Proton got caught up in this as well, that privacy only goes so far if a nation state wants your data, https://www.theverge.com/2021/9/6/22659861/protonmail-swiss-court-order-french-climate-activist-arrest-identification.
There are a lot of VPN’s with various levels of quality, as far as I know none of the free ones are worth having, some are even actively malicious, your VPN provider is ideally positioned to preform a “man in the middle attack” or just scoop up you data.
Trust in your VPN provider is necessary, a DVPN does not get me that, the idea of using random people as my exit node comes with risk and I absolutely do not want to be an exit node for random people. 90% of people can be trusted to do the right thing but there are some evil humans out there and I do not want to be accountable for their web traffic. nor do I have the bandwidth to spare, I have too many kids, all of them like streaming services and we have a weak fixed wireless internet connection especially upload.
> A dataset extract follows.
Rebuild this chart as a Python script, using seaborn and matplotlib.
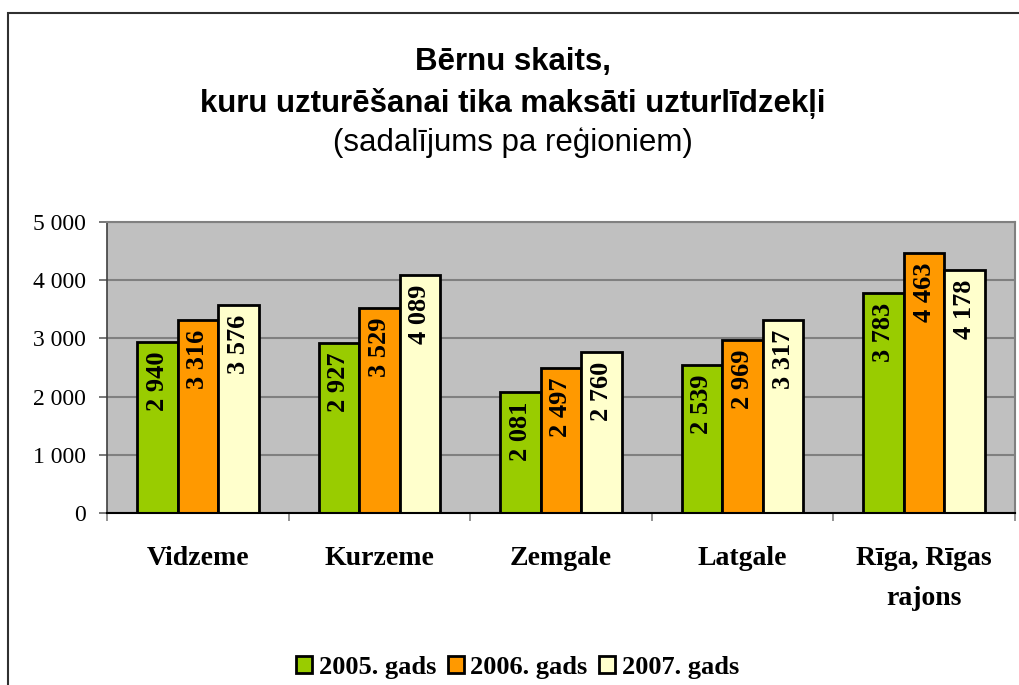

I have specific needs for a VPN, my biggest threat is civil liability from torrent activity, my file server running Linux does all the torrenting it connects to the internet only through a VPN, I use ufw to form a kill switch, the VPN tunnel is the only way out to WAN, I do not do my personal browsing with all of its attending identifiable information on that VPN connection, that computer does not even have a web browser.
Proton is pretty solid VPN provider, biggest complaint is I need port forwarding to speed up seeding and help my ratio’s with torrents, and currently that can only be done via their desktop application which I don’t use, I instead just bring my credentials to Debians openvpn utility and let it handle the connection.
Mulvad is another solid choice from a privacy perspective. solid protections you can even anonymously pay with cash or bitcoin, I would switch if they did not require you to run their application. I like sticking within my distributions repository for software as much as possible.